In regards to the discourse on women’s struggles, there is a tendency to overlook the emotional and/or psychological effects of patriarchy on women. We focus on seemingly abstract concepts of power and control, and discuss concrete examples of oppression, inequality, and violence. Although these topics need to remain on the forefront of discussion, we should also be mindful of how patriarchy affects the emotional and psychological health of women in society.
From youth, women are socialized to be less than. Cartoons and childhood storybooks mirror normative behaviors and gender roles: men are the strong protectors and women are weak and in need of protecting. Commercials and magazines frequently depict half-naked women in provocative poses. We are taught that our bodies are for pleasuring and amusing men. We learn to equate love with objectification, violence, and exploitation. Women quickly realize that we live in a “man’s” world, and that to achieve any level of success and respect, we’d have to work twice as hard.
Recent studies have revealed that one in six American women have experienced a sexual assault, and one in four women have survived some form of domestic abuse. As a counselor at a domestic violence and sexual assault center, I can testify to the high level of emotional support needed after such acts of violence. As a survivor of sexual abuse, I can attest that the effects of trauma are life-long.
For the men out there: Imagine growing up “female” in a society where the victimization and objectification of women is commonplace. Imagine yourself as a young girl-a girl who is inundated with sexual depictions of women. Very few images exist of strong, smart, professional women. As a young girl in a patriarchal society, even those closest to you mirror what was learned in storybooks: men are the authority and women should obey. Sadly in such a society, you have few role models exemplifying healthy, egalitarian relationships. In addition to the above mentioned, imagine yourself as a victim of sexual assault or physical abuse. The combined effects of socialization and victimization weigh heavy on your psyche. Your sense of self-efficacy and self-worth are diminished. You have learned your role in society: you are an object.

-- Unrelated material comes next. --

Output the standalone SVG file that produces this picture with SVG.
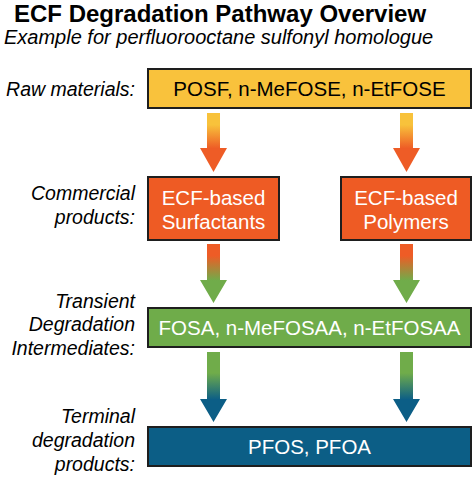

You may be wondering what this has to do with radical groups like the I.W.W. I would respond by saying that it has everything to do with groups like the I.W.W. The organization is comprised of both men and women. It is highly likely that many of the women in the organization will bring with them a history of trauma-whether the trauma was an act of violence, discrimination, or experiences of objectification. Many women join radical communities because of their past. We want to help others by creating an egalitarian society, and we expect those we work with to share similar values and ideals. Whether naively or not, we expect male comrades to understand how patriarchy functions and anticipate that groups like the I.W.W will be a safe haven from the discrimination, objectification, and violence we endure in broader society. Unfortunately, my experience has shown otherwise. Mirroring our experiences in broader society, women in the movement are victims of violence and repeatedly find themselves combating sexism and male chauvinism. The emotional damage created by the behaviors of male comrades can be even more devastating because we expect more from men in these circles.
If women cannot find respite in radical groups like the I.W.W, what hope do we have for systemic change? Radical women find themselves overwhelmed from combating a force that seems too powerful to overcome. Patriarchy can only be irradiated if both women and men take an active role dismantling it.
Despite the pessimistic tone of the article, I do maintain hope. I came across this blog and was immediately taken aback by the honesty of the men writing. The men in this blog are willing to take an honest look at not only their own behaviors, but the behaviors of other men in the movement. Hopefully the dialogue in this blog will pave the way for further conversations and subsequent change not only within the I.W.W. but within the movement.